Some of this violence was detailed in the ‘Public Order, Private Armies: the use of hunt security in the UK and Ireland’ report delivered to the Home Affairs Select Committee at the time. Lambert’s deliberate failure to talk honestly about this era makes all the evidence he gives even less credible.

Tom Fowler broadcast a reaction video at the end of the day’s hearing, as well as a ‘Twitter space’ in the evening.

Lambert speaks so slowly, and there’s so much to ask him, that the Inquiry team have decided that they’ll need to schedule *another* day in order for him to deliver all his evidence. As well as Friday 6 December, he is due to return on Tuesday 10th to complete his evidence for this ‘Tranche’ of hearings.

He is bound to be asked back again for the next ‘Tranche’ (covering 1994 onwards, hearings expected to be in May 2025) as this will cover his time as a Special Demonstration Squad manager and spycops’ handler.

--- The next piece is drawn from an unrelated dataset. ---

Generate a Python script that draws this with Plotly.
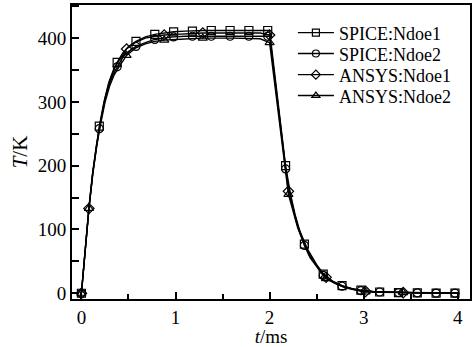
import plotly.graph_objects as go

# ---- marker samples ----
spice_t = [0, 0.19, 0.38, 0.58, 0.78, 0.98, 1.18, 1.38, 1.58, 1.78, 1.98,
           2.17, 2.37, 2.57, 2.77, 2.97, 3.17, 3.37, 3.57, 3.77, 3.97]
spice1_T = [0, 262, 362, 395, 406, 410, 411, 412, 412, 412, 412,
            200, 77, 30, 12, 5, 2, 1, 0.5, 0.3, 0.2]
spice2_T = [0, 258, 355, 387, 398, 402, 403, 403, 403, 403, 403,
            195, 75, 28, 11, 4, 2, 1, 0.5, 0.3, 0.2]

ansys_t = [0, 0.08, 0.48, 0.88, 1.29, 2.0, 2.2, 2.6, 3.02, 3.42]
ansys1_T = [0, 133, 383, 405, 408, 405, 160, 25, 3, 1]
ansys2_T = [0, 133, 373, 397, 400, 393, 155, 23, 2, 1]

# ---- curve points ----
spice_line_t = [0, 0.04, 0.08, 0.12, 0.16, 0.19, 0.24, 0.29, 0.34, 0.38,
                0.44, 0.5, 0.58, 0.68, 0.78, 0.88, 0.98, 1.1, 1.3, 1.6,
                1.98, 2.0, 2.04, 2.08, 2.12, 2.17, 2.22, 2.27, 2.32, 2.37,
                2.43, 2.5, 2.57, 2.67, 2.77, 2.87, 2.97, 3.1, 3.2, 3.4,
                3.6, 3.8, 4.0]
spice1_line = [0, 70, 135, 190, 235, 262, 300, 330, 350, 362,
               377, 387, 395, 402, 406, 408, 410, 411, 412, 412,
               412, 412, 362, 310, 258, 200, 157, 124, 98, 77,
               58, 43, 30, 19, 12, 7.5, 5, 3, 2, 1,
               0.5, 0.3, 0.2]
spice2_line = [0, 68, 133, 187, 232, 258, 296, 325, 344, 355,
               370, 379, 387, 393, 398, 400, 402, 403, 403, 403,
               403, 403, 355, 303, 252, 195, 153, 121, 95, 75,
               56, 41, 28, 18, 11, 7, 4, 2.5, 2, 1,
               0.5, 0.3, 0.2]

ansys_line_t = [0, 0.04, 0.08, 0.12, 0.16, 0.2, 0.25, 0.3, 0.35, 0.4,
                0.48, 0.58, 0.68, 0.78, 0.88, 1.0, 1.29, 1.6, 1.9, 2.0,
                2.05, 2.1, 2.15, 2.2, 2.3, 2.4, 2.5, 2.6, 2.7, 2.8,
                2.9, 3.02, 3.2, 3.42, 3.7, 4.0]
ansys1_line = [0, 68, 133, 188, 232, 266, 305, 333, 352, 365,
               383, 394, 400, 403, 405, 406, 408, 408, 408, 405,
               343, 280, 220, 160, 105, 70, 45, 25, 16, 10,
               6, 3, 2, 1, 0.5, 0.3]
ansys2_line = [0, 67, 133, 186, 229, 262, 299, 325, 343, 355,
               373, 385, 391, 395, 397, 398, 400, 400, 399, 393,
               333, 272, 213, 155, 102, 68, 43, 23, 15, 9,
               5.5, 2, 1.5, 1, 0.5, 0.3]

names = ["SPICE:Ndoe1", "SPICE:Ndoe2", "ANSYS:Ndoe1", "ANSYS:Ndoe2"]
symbols = ["square-open", "circle-open", "diamond-open", "triangle-up-open"]

series = [
    (spice_line_t, spice1_line, spice_t, spice1_T),
    (spice_line_t, spice2_line, spice_t, spice2_T),
    (ansys_line_t, ansys1_line, ansys_t, ansys1_T),
    (ansys_line_t, ansys2_line, ansys_t, ansys2_T),
]

FONT = "Liberation Serif"
fig = go.Figure()
legend_ids = ["legend", "legend2", "legend3", "legend4"]

for i, (lt, lv, mt, mv) in enumerate(series):
    fig.add_trace(go.Scatter(x=lt, y=lv, mode="lines",
                             line=dict(color="black", width=1.4),
                             showlegend=False, hoverinfo="skip"))
for i, (lt, lv, mt, mv) in enumerate(series):
    fig.add_trace(go.Scatter(x=mt, y=mv, mode="markers",
                             marker=dict(symbol=symbols[i], size=8, color="black",
                                         line=dict(color="black", width=1.2)),
                             showlegend=False))
for i in range(4):
    fig.add_trace(go.Scatter(x=[None], y=[None], mode="lines+markers", name=names[i],
                             line=dict(color="black", width=1.4),
                             marker=dict(symbol=symbols[i], size=7, color="black",
                                         line=dict(color="black", width=1.2)),
                             legend=legend_ids[i]))

leg_y = [0.905, 0.834, 0.762, 0.691]
layout_legends = {}
for i, lid in enumerate(legend_ids):
    layout_legends[lid] = dict(x=0.555, y=leg_y[i], xanchor="left", yanchor="middle",
                               bgcolor="rgba(0,0,0,0)", borderwidth=0,
                               font=dict(family=FONT, size=18, color="black"),
                               itemwidth=36, tracegroupgap=0)

axis_common = dict(showline=True, linecolor="black", linewidth=2, mirror=True,
                   showgrid=False, zeroline=False, ticks="inside",
                   tickcolor="black", tickwidth=1.5,
                   tickfont=dict(family=FONT, size=19, color="black"))

fig.update_layout(
    width=474, height=347,
    margin=dict(l=72, r=2, t=5, b=48),
    plot_bgcolor="white", paper_bgcolor="white",
    xaxis=dict(range=[-0.1, 4.13], tickmode="linear", tick0=0, dtick=1, ticklen=7,
               minor=dict(dtick=0.5, ticks="inside", ticklen=5, tickcolor="black", tickwidth=1.5),
               title=dict(text="<i>t</i>/ms", font=dict(family=FONT, size=19, color="black"),
                          standoff=3),
               **axis_common),
    yaxis=dict(range=[-9, 452], tickmode="linear", tick0=0, dtick=100, ticklen=7,
               minor=dict(dtick=50, ticks="inside", ticklen=7, tickcolor="black", tickwidth=1.5),
               title=dict(text="<i>T</i>/K", font=dict(family=FONT, size=21, color="black"),
                          standoff=4),
               **axis_common),
    **layout_legends,
)

fig.write_html("out.html")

In other news, yesterday the Inquiry published another ruling from Mitting, making clear what we had already suspected about the anonymity applications of 15 other spycops officers, all of whom were part of the SDS’s successor unit, the National Public Order Intelligence Unit. The real names of 14 of these officers will be kept secret and just one name, that of EN107, will become public knowledge.